- [Goal]: Look over the entries that follow and work out how many lines contain "this". State the number only.

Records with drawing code
[Begin]

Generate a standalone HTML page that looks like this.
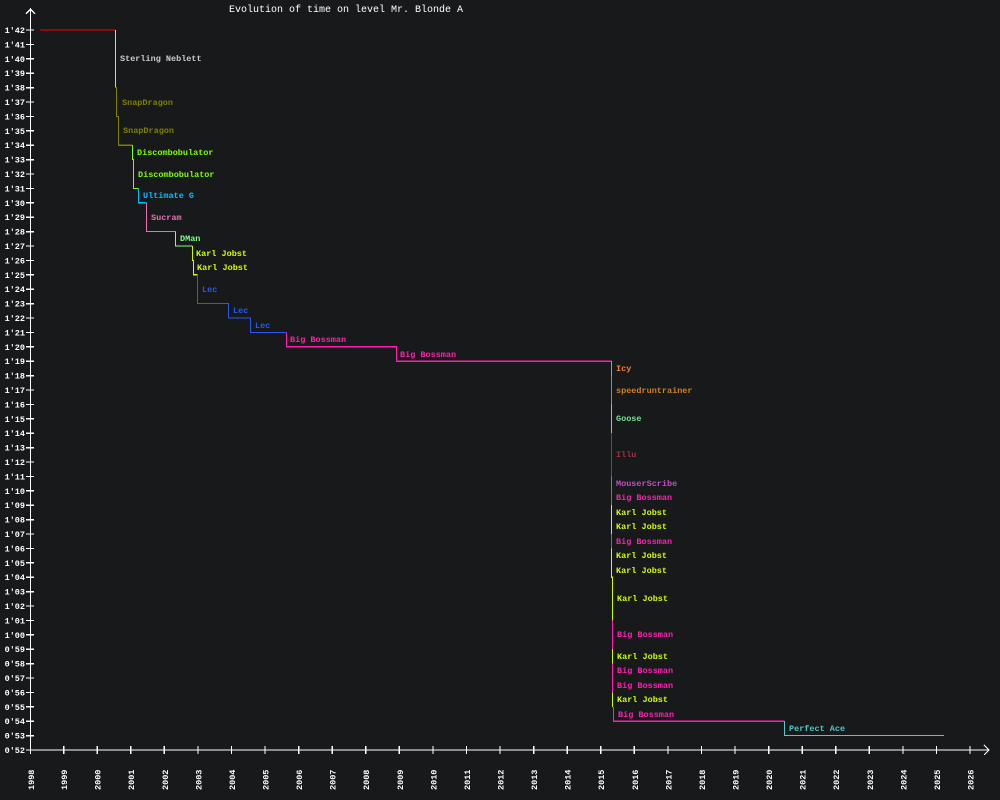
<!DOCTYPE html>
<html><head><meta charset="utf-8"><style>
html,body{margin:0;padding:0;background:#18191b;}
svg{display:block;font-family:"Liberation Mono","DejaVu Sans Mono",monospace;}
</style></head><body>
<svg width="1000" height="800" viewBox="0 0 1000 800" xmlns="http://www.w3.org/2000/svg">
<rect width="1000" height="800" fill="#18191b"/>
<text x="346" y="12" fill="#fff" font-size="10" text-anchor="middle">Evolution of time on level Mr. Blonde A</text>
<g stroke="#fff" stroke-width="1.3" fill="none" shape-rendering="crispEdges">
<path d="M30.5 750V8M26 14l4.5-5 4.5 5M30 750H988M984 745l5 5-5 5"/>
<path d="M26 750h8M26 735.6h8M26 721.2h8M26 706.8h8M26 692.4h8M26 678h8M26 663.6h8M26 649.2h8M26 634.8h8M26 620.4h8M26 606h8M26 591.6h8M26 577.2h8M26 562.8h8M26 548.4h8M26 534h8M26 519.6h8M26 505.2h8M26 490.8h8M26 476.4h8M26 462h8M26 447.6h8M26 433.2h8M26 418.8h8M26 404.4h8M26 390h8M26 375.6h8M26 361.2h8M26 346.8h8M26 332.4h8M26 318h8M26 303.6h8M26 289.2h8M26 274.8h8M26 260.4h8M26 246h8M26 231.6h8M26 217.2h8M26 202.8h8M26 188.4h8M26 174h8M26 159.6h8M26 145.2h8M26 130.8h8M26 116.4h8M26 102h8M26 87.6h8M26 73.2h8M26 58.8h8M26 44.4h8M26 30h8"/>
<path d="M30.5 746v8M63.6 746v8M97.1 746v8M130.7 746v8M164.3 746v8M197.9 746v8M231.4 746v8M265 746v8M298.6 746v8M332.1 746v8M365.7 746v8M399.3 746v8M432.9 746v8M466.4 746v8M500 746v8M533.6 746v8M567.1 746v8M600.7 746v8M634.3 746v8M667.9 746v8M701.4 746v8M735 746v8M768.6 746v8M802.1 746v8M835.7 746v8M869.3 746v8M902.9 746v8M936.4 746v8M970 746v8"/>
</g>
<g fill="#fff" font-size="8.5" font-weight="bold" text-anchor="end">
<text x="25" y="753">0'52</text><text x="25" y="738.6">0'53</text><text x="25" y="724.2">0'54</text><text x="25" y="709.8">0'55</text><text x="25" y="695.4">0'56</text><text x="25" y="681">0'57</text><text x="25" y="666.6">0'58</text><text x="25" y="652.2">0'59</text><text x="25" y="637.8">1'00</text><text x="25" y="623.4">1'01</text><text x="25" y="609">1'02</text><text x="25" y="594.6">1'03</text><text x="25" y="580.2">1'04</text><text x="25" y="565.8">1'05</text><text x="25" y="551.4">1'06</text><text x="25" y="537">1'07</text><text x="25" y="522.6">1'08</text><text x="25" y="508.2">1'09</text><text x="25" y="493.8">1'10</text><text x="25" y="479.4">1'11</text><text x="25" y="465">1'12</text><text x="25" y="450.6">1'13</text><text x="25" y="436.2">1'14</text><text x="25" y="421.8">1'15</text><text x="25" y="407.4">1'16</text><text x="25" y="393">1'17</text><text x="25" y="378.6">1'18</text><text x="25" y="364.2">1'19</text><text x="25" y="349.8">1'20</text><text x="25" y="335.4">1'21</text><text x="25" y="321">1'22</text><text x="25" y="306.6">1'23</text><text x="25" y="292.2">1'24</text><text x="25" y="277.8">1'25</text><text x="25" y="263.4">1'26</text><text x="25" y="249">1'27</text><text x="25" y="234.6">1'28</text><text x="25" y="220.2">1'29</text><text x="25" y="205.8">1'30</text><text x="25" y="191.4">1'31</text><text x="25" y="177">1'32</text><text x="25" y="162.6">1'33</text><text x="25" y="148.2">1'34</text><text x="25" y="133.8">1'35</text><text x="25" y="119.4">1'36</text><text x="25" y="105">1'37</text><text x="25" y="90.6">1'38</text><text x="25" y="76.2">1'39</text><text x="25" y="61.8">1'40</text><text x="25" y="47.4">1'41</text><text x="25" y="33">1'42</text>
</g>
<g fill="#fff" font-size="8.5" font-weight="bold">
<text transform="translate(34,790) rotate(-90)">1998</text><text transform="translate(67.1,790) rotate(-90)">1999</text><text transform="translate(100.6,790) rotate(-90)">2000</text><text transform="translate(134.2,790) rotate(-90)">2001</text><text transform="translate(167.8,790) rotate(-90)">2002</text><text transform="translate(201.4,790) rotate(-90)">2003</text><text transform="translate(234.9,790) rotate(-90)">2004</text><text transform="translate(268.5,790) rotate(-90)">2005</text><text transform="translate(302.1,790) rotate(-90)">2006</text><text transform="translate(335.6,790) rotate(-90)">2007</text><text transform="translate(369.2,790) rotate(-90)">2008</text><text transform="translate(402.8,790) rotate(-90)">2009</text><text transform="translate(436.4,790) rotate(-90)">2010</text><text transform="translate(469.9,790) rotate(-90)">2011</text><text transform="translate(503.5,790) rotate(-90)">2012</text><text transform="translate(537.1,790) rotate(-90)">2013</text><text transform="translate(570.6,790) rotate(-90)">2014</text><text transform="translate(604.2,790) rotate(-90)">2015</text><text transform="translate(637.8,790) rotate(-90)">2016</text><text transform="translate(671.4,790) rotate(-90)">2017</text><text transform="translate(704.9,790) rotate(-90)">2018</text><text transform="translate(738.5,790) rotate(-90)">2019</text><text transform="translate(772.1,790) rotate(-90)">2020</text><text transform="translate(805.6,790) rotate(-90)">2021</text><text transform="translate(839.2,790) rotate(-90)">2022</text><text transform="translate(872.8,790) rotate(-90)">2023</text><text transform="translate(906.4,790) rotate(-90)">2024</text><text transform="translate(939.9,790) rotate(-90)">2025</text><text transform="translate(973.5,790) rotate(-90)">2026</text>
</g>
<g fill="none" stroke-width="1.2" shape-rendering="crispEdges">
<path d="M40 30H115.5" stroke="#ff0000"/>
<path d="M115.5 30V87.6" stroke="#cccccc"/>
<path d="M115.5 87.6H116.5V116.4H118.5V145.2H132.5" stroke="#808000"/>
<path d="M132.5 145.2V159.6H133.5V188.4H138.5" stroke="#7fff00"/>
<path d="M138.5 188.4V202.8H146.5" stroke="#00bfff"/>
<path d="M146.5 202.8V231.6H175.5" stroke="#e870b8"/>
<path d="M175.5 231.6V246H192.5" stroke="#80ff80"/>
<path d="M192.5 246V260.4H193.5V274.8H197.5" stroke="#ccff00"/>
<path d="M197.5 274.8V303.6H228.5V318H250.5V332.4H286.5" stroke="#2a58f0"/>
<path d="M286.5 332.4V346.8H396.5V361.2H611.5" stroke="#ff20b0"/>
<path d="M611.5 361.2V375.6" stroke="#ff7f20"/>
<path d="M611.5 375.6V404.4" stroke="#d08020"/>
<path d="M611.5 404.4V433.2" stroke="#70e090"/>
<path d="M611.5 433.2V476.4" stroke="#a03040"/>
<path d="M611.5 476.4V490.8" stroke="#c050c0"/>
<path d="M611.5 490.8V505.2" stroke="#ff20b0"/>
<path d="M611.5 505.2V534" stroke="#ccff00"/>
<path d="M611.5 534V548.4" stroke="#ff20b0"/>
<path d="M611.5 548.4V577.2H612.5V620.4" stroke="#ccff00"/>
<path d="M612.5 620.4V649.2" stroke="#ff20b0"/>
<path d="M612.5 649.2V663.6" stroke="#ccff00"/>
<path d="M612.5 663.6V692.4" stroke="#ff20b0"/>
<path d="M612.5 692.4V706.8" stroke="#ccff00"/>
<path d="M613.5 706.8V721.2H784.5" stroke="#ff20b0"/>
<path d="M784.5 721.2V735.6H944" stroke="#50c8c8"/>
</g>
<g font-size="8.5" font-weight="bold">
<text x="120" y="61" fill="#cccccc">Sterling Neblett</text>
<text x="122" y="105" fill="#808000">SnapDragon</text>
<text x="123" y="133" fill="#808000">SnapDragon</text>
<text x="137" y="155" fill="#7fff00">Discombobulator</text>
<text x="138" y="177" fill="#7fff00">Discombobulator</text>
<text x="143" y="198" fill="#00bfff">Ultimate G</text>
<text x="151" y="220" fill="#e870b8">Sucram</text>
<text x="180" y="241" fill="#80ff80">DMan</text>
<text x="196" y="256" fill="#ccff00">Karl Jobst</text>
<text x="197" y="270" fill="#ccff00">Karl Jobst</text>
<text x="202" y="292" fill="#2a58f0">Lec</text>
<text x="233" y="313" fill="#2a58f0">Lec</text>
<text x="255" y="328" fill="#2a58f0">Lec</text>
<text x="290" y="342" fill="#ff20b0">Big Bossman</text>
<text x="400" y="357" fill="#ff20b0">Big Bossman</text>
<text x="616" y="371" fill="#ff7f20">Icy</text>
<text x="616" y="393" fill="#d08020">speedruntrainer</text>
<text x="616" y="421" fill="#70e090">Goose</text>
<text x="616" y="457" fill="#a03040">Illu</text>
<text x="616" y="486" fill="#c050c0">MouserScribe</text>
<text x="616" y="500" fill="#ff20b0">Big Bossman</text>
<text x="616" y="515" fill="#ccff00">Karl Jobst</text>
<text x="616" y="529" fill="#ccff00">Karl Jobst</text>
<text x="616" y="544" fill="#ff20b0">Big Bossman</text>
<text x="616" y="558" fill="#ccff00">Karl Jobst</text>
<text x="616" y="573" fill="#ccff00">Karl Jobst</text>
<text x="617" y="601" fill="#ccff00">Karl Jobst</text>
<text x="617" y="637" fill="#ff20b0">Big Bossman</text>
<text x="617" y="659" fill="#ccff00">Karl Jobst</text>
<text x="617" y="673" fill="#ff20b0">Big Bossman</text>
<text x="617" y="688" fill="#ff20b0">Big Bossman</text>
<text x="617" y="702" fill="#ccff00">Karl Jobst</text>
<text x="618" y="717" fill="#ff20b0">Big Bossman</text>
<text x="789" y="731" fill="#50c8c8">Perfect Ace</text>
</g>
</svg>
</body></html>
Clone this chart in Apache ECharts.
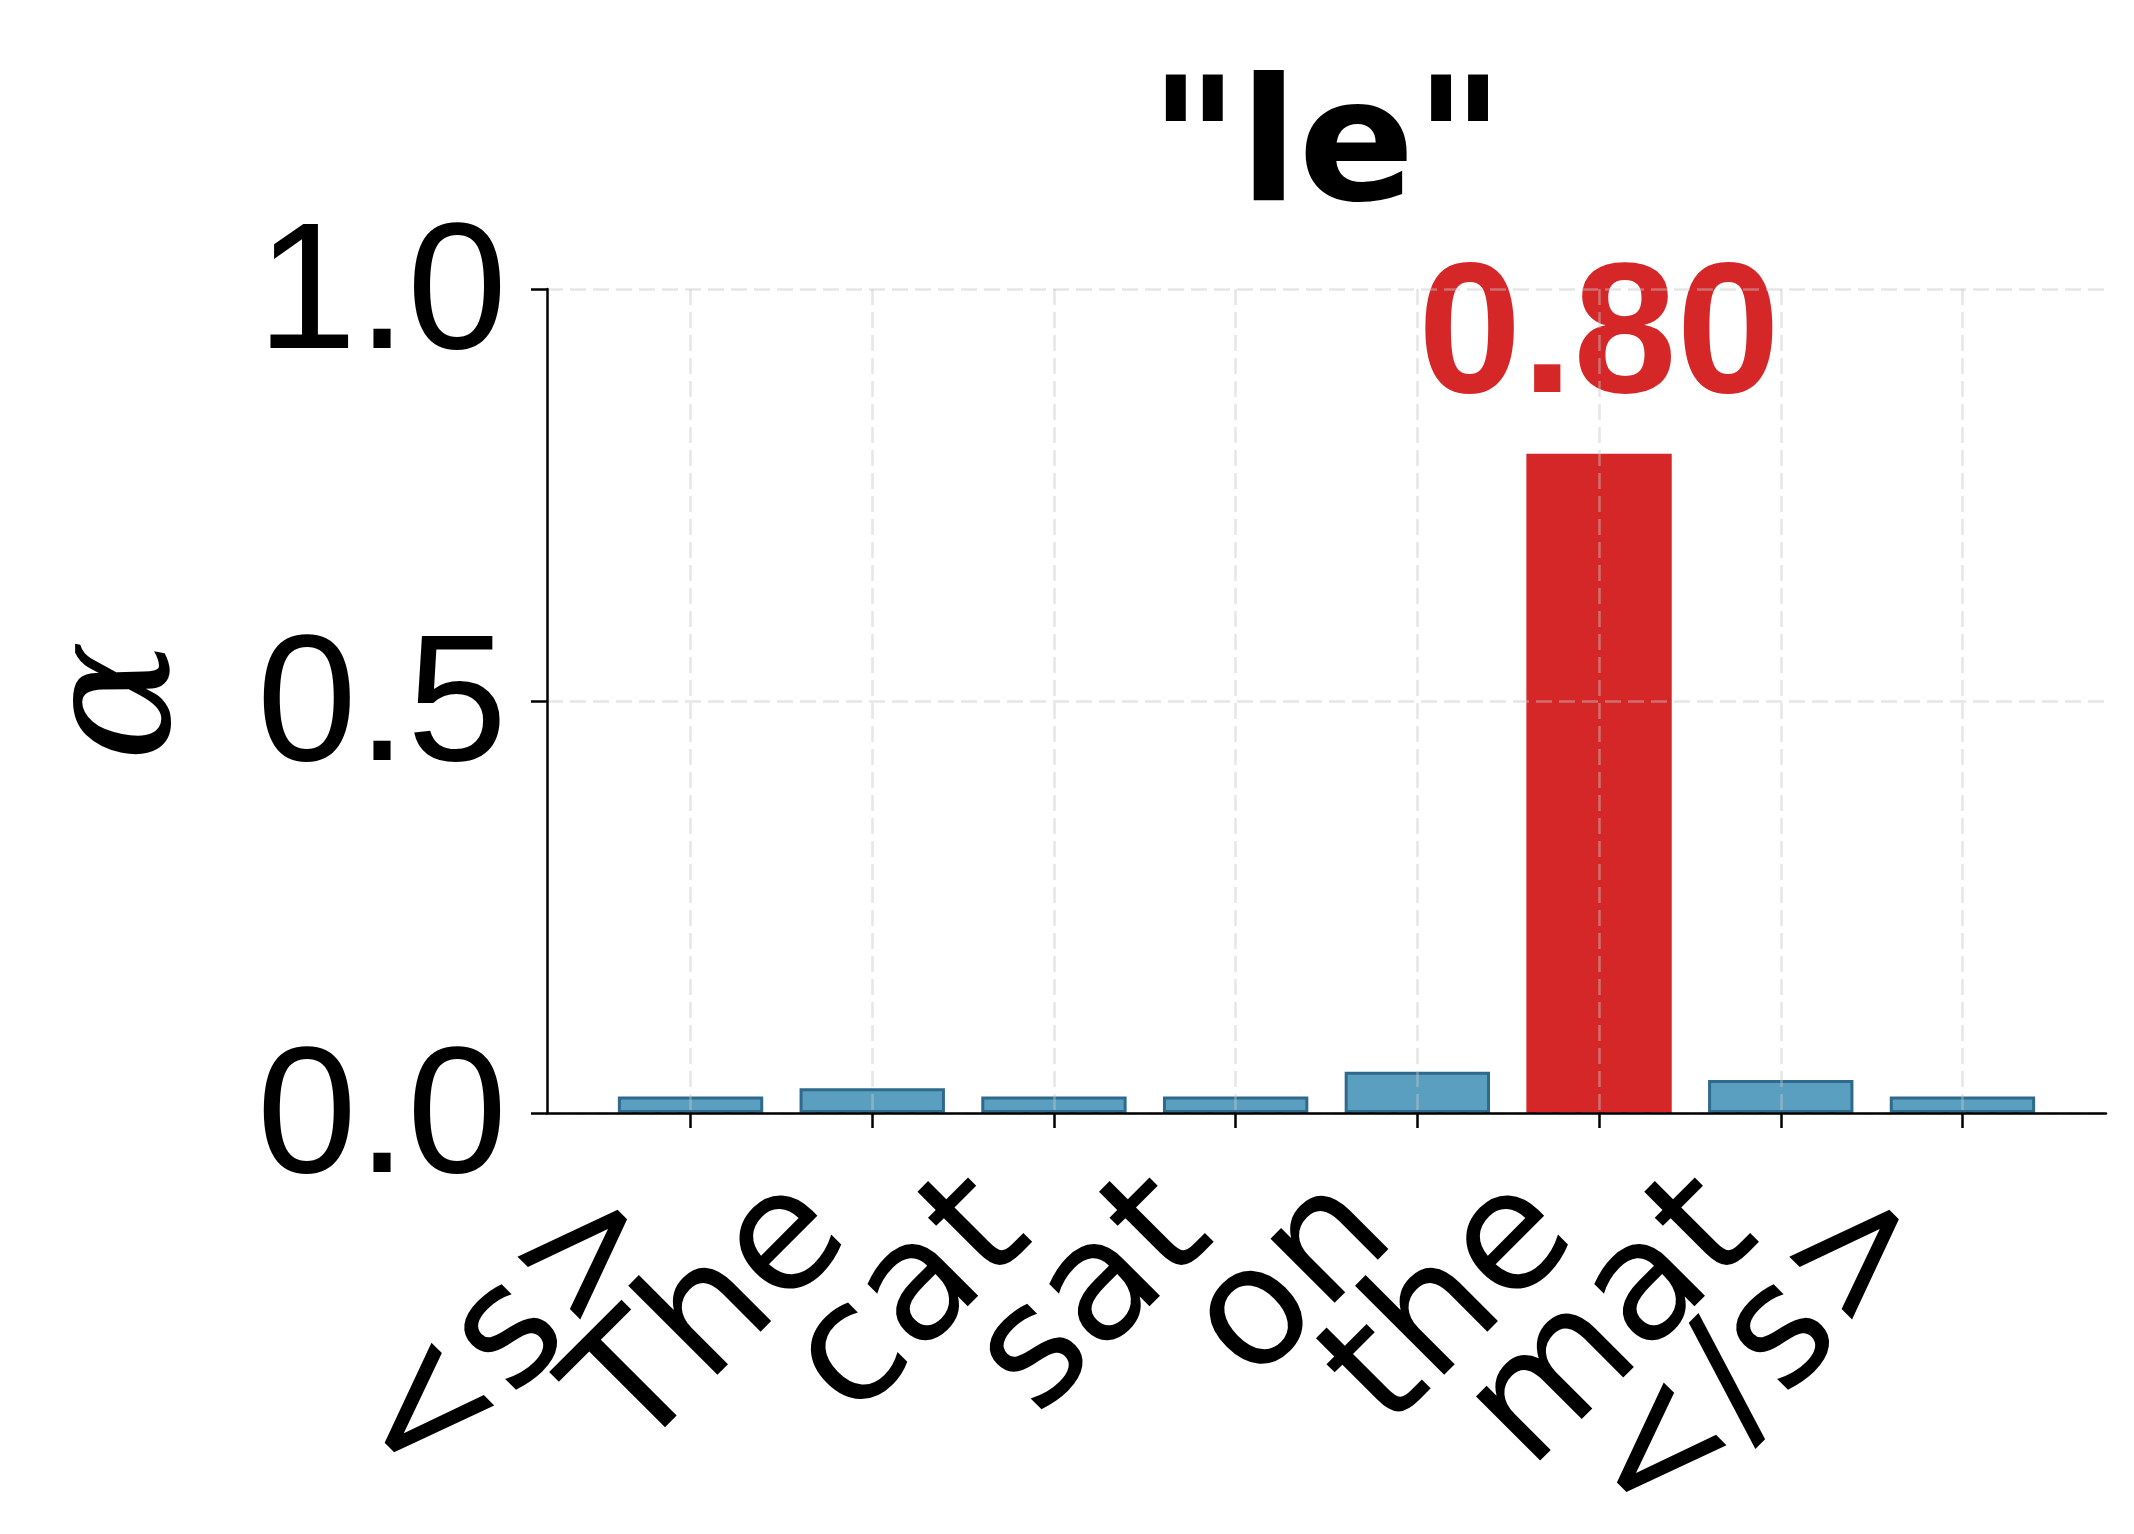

[End]

- [Written answer]: 2